You are now ready to implement the changes you believe will help bridge the gaps you've identified, driving to your goal. Then, to "complete" the cycle (which is inherently never complete), continuously monitor and analyze your performance, creating new benchmarks, new goals and new implementations as you forge ahead.

To review, the continuous improvement cycle for fuel forecourt success involves the following five steps (with some overlap, chronologically):

1. Benchmark
2. Strategize
3. Forecast
4. Implement
5. Monitor/Analyze

Who is Involved?

From top-level executives to site managers, everyone is involved in maintaining brand and organization success. If an executive makes a change and wants to distribute a message, it's important that site managers understand that message and espouse it, as well.
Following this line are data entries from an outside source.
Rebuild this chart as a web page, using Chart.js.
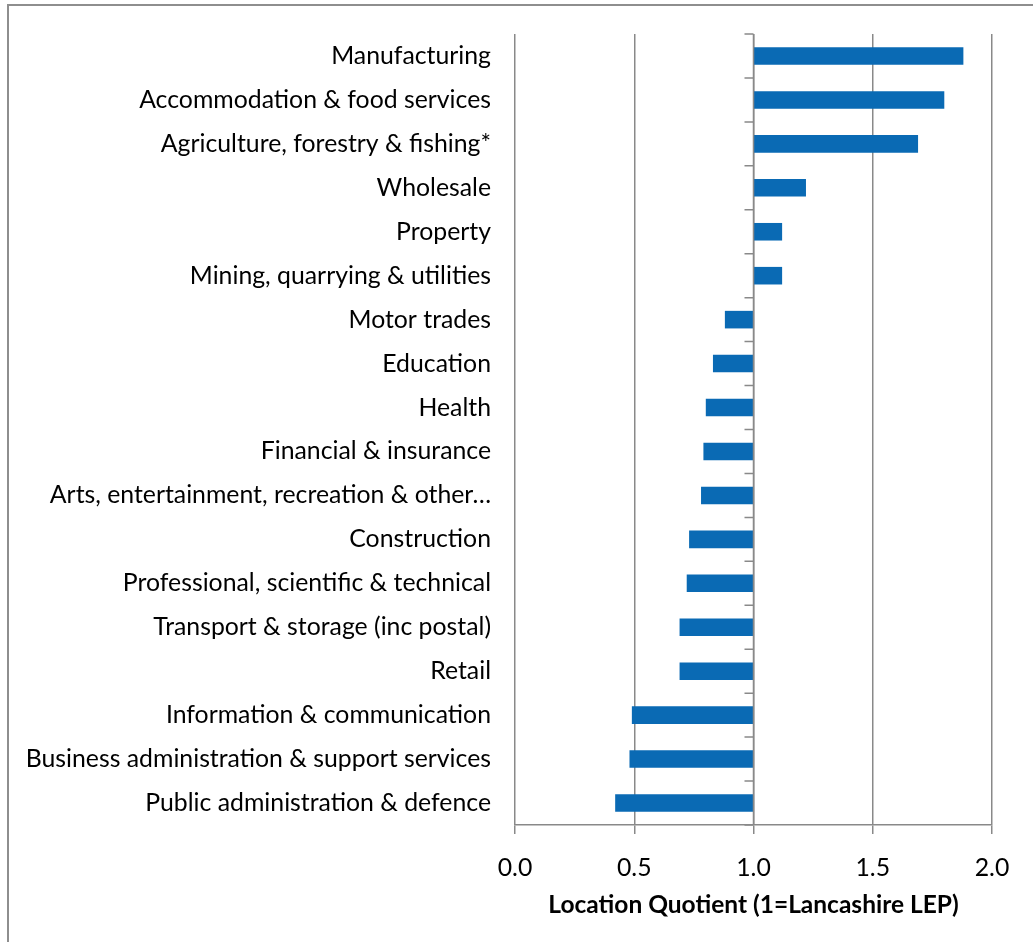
<!DOCTYPE html>
<html>
<head>
<meta charset="utf-8">
<title>Location Quotient by sector</title>
<script src="https://cdn.jsdelivr.net/npm/chart.js@4.4.1/dist/chart.umd.min.js"></script>
<style>
  html, body { margin: 0; padding: 0; background: #fff; }
  #wrap { position: relative; width: 1033px; height: 942px; overflow: hidden; }
  #lqChart { position: absolute; left: 0; top: 0; }
  /* outer chart border, cut off at the right and bottom */
  #frame {
    position: absolute; left: 7px; top: 4px; right: -4px; bottom: -4px;
    border-top: 2px solid #8e8e8e; border-left: 2px solid #8e8e8e;
    pointer-events: none;
  }
</style>
</head>
<body>
<div id="wrap">
  <canvas id="lqChart" width="1033" height="942"></canvas>
  <div id="frame"></div>
</div>
<script>
// sectors, top to bottom
const sectors = [
    'Manufacturing',
    'Accommodation & food services',
    'Agriculture, forestry & fishing*',
    'Wholesale',
    'Property',
    'Mining, quarrying & utilities',
    'Motor trades',
    'Education',
    'Health',
    'Financial & insurance',
    'Arts, entertainment, recreation & other\u2026',
    'Construction',
    'Professional, scientific & technical',
    'Transport & storage (inc postal)',
    'Retail',
    'Information & communication',
    'Business administration & support services',
    'Public administration & defence'
];

// location quotient per sector
const lqValues = [1.88, 1.80, 1.69, 1.22, 1.12, 1.12, 0.88, 0.83, 0.80, 0.79, 0.78, 0.73, 0.72, 0.69, 0.69, 0.49, 0.48, 0.42];

// bars grow out from the Lancashire LEP level
const baseline = 1;
const xMin = 0;
const xMax = 2;
const xStep = 0.5;

const FONT = 'Lato, "Open Sans", sans-serif';
const FONT_SIZE = 24.8;
const AXIS_GREY = '#898989';
const BAR_BLUE = '#0A6AB4';

// vertical axis at the baseline with its tick marks between categories
const baselineAxis = {
    id: 'baselineAxis',
    afterDatasetsDraw(chart) {
        const { ctx, scales: { x, y } } = chart;
        const px = x.getPixelForValue(baseline);
        ctx.save();
        ctx.strokeStyle = AXIS_GREY;
        ctx.lineWidth = 1.5;
        ctx.beginPath();
        ctx.moveTo(px, y.top);
        ctx.lineTo(px, y.bottom);
        for (let i = 0; i <= sectors.length; i++) {
            const py = y.getPixelForValue(i - 0.5);
            ctx.moveTo(px - 9, py);
            ctx.lineTo(px, py);
        }
        ctx.stroke();
        ctx.restore();
    }
};

const ctx = document.getElementById('lqChart').getContext('2d');
new Chart(ctx, {
    type: 'bar',
    data: {
        labels: sectors,
        datasets: [{
            data: lqValues.map(v => [baseline, v]),
            backgroundColor: BAR_BLUE,
            borderWidth: 0,
            barPercentage: 0.4,
            categoryPercentage: 1
        }]
    },
    options: {
        indexAxis: 'y',
        responsive: false,
        animation: false,
        layout: { padding: { top: 34, right: 41, left: 0, bottom: 0 } },
        plugins: {
            legend: { display: false },
            tooltip: { enabled: false }
        },
        scales: {
            x: {
                min: xMin,
                max: xMax,
                afterFit: s => { s.height = 117; },
                ticks: {
                    stepSize: xStep,
                    callback: v => Number(v).toFixed(1),
                    color: '#000',
                    font: { family: FONT, size: FONT_SIZE },
                    padding: 19,
                    maxRotation: 0
                },
                grid: { color: AXIS_GREY, lineWidth: 1.5, tickLength: 9 },
                border: { color: AXIS_GREY, width: 1.5 },
                title: {
                    display: true,
                    text: 'Location Quotient (1=Lancashire LEP)',
                    color: '#000',
                    font: { family: FONT, size: 24.5, weight: 'bold' },
                    padding: { top: 4, bottom: 22 }
                }
            },
            y: {
                afterFit: s => { s.width = 515; },
                grid: { display: false },
                border: { display: false },
                ticks: {
                    color: '#000',
                    font: { family: FONT, size: FONT_SIZE },
                    padding: 16,
                    autoSkip: false
                }
            }
        }
    },
    plugins: [baselineAxis]
});
</script>
</body>
</html>
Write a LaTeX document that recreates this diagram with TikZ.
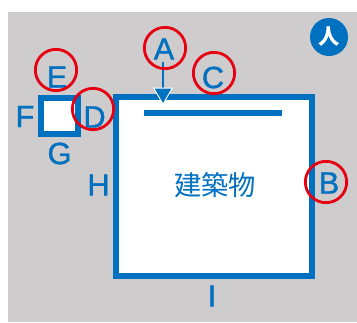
\documentclass[tikz,border=0pt]{standalone}
\usepackage{fontspec}
\setmainfont[RawFeature={embolden=1.2}]{Liberation Sans}
\newfontfamily\cjkfont{Noto Sans CJK JP}
\usetikzlibrary{arrows.meta}
\definecolor{mainBlue}{HTML}{0070C0}
\definecolor{backGray}{HTML}{CFCCCD}
\definecolor{markRed}{HTML}{E60012}
\tikzstyle{letterNode} = [text=mainBlue, inner sep=0pt, font=\fontsize{23}{23}\selectfont]
\tikzstyle{markCircle} = [shape=circle, draw=markRed, line width=2.1pt, inner sep=0pt, minimum size=31pt]
\tikzstyle{roomBox} = [shape=rectangle, draw=mainBlue, fill=white, line width=4.5pt, inner sep=0pt]
\tikzstyle{normalArrow} = [draw=mainBlue, line width=2.2pt, -{Triangle[length=13pt,width=15pt,color=white,fill=mainBlue,line width=0.7pt]}]

\begin{document}
\begin{tikzpicture}[x=0.75pt, y=-0.75pt]
  \useasboundingbox (0,0) rectangle (357,322);
  \fill [backGray] (8,12) rectangle (357,322);

  \node (BUILDING) [roomBox, minimum width=146.6pt, minimum height=134.3pt] at (214.2,186.5) {};
  \node (SMALL) [roomBox, minimum width=27.4pt, minimum height=27pt] at (59.7,116) {};
  \node (NAME) [text=mainBlue, inner sep=0pt, font=\cjkfont\fontsize{20.5}{21}\selectfont] at (215,185) {建築物};
  \node (BADGE) [shape=circle, fill=mainBlue, inner sep=0pt, minimum size=28.5pt, text=white, font=\cjkfont\bfseries\fontsize{16}{16}\selectfont] at (329,37) {人};

  \node (LABELA) [letterNode] at (164,49) {A};
  \node (LABELB) [letterNode] at (329,183) {B};
  \node (LABELC) [letterNode] at (213,77.5) {C};
  \node (LABELD) [letterNode] at (94.5,117) {D};
  \node (LABELE) [letterNode] at (57,77) {E};
  \node (LABELF) [letterNode] at (25,116.5) {F};
  \node (LABELG) [letterNode] at (59.5,153.5) {G};
  \node (LABELH) [letterNode] at (98.5,185) {H};
  \node (LABELI) [letterNode] at (212,296) {I};

  \coordinate (BARL) at (144,113);
  \coordinate (BARR) at (282,113);
  \coordinate (ARROWTOP) at (163,62);
  \coordinate (ARROWTIP) at (163,105);
  \draw [draw=mainBlue, line width=4.9pt] (BARL) -- (BARR);
  \draw [normalArrow] (ARROWTOP) -- (ARROWTIP);

  \node (MARKA) [markCircle] at (165,48) {};
  \node (MARKB) [markCircle] at (326,182) {};
  \node (MARKC) [markCircle] at (214,73) {};
  \node (MARKD) [markCircle] at (93,109) {};
  \node (MARKE) [markCircle] at (56,70) {};
\end{tikzpicture}
\end{document}
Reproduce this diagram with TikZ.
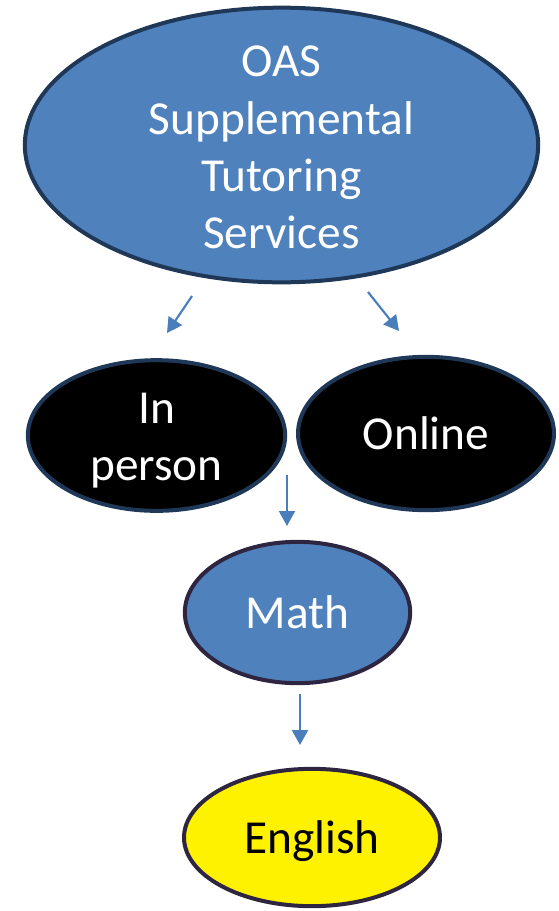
\documentclass[tikz,border=0pt]{standalone}
\usepackage{fontspec}
\setmainfont{Carlito}
\usetikzlibrary{shapes.geometric,arrows.meta}

\definecolor{oasblue}{HTML}{4F81BD}
\definecolor{navyrim}{HTML}{1F3858}
\definecolor{plumrim}{HTML}{2E2541}
\definecolor{arrowblue}{HTML}{4A7EBB}

\tikzset{
    bubble/.style={ellipse, inner sep=0pt, line width=3pt},
    bubbletext/.style={align=center, inner sep=0pt, font=\fontsize{35.5}{43}\selectfont},
    arr/.style={-{Triangle[length=11.25pt,width=12pt]}, arrowblue, line width=1.6pt}
}

\begin{document}
\begin{tikzpicture}[x=0.75pt,y=-0.75pt]

    \useasboundingbox (0,0) rectangle (558,911);

    \node[bubble, fill=oasblue, draw=navyrim, minimum width=385pt, minimum height=206pt,
        label={[bubbletext, text=white, yshift=-2pt]center:OAS\\Supplemental\\Tutoring\\Services}] (OAS) at (281.5,145) {};
    \node[bubble, fill=black, draw=navyrim, minimum width=193pt, minimum height=113pt,
        label={[bubbletext, text=white, yshift=-4pt]center:In\\person}] (IP) at (156.5,435.5) {};
    \node[bubble, fill=black, draw=navyrim, minimum width=192pt, minimum height=115pt,
        label={[bubbletext, text=white]center:Online}] (ON) at (426,433.5) {};
    \node[bubble, fill=oasblue, draw=plumrim, minimum width=169pt, minimum height=106pt,
        label={[bubbletext, text=white]center:Math}] (M) at (297.5,612.5) {};
    \node[bubble, fill=yellow, draw=plumrim, minimum width=192pt, minimum height=103pt,
        label={[bubbletext, text=black, yshift=-3pt]center:English}] (E) at (312,837.5) {};

    \coordinate (a1) at (192,296);
    \coordinate (b1) at (167,333);
    \coordinate (a2) at (368,292);
    \coordinate (b2) at (399,331);
    \coordinate (a3) at (287,475);
    \coordinate (b3) at (287,526);
    \coordinate (a4) at (300,694);
    \coordinate (b4) at (300,745);

    \draw[arr] (a1) -- (b1);
    \draw[arr] (a2) -- (b2);
    \draw[arr] (a3) -- (b3);
    \draw[arr] (a4) -- (b4);

\end{tikzpicture}
\end{document}
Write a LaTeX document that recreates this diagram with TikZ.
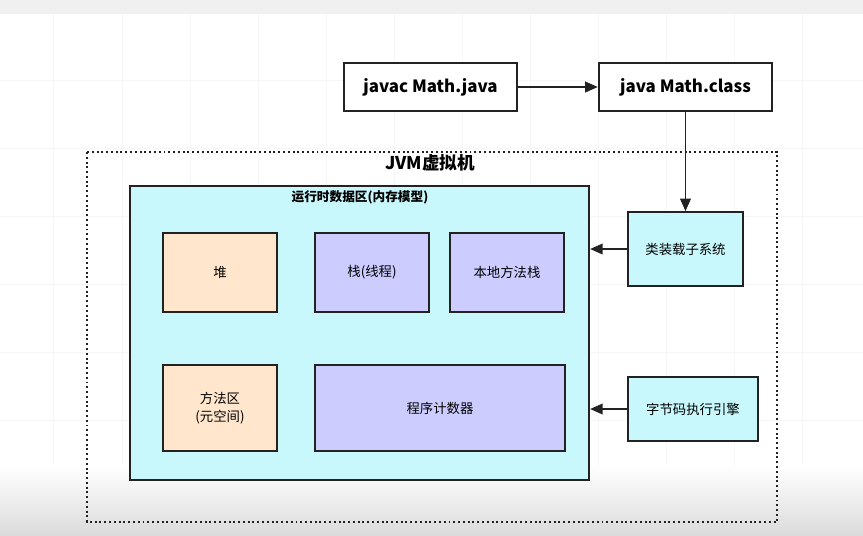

Continuous improvement takes investment from every level and role at your organization.

What are the Challenges of Continuous Improvement?

One of the largest challenges of achieving continuous improvement involves plan creation. To ensure a robust and focused plan is created, it is paramount that your data, your strategy and forecasted performance projections are of the highest quality. Look outside your organization for resources if they don't exist within. Assuming you choose the partnership route, the main challenges of continuous improvement will come to light: finding the investment to make the changes and implementing the changes the way they were communicated. Often, data and analytics won't sway subjectivity. But in order to improve, your teams should avoid subjectivity as much as possible, trusting in the value of your plan.

An additional challenge lies in a sense of defeat. What if you benchmark poorly on something you don't feel you can improve? Location is quite a common sticking point. Though you can't change location itself on a site-by-site basis, you can improve performance (using the other six elements) given the location you possess. For example, based on the traffic to your location, could you improve by creating entrances on two sides of the forecourt to create a better flow and higher volume? You can use the six elements to live up to the potential of your location; therefore, you should not allow static properties of your site to deter you from enacting the continuous improvement cycle.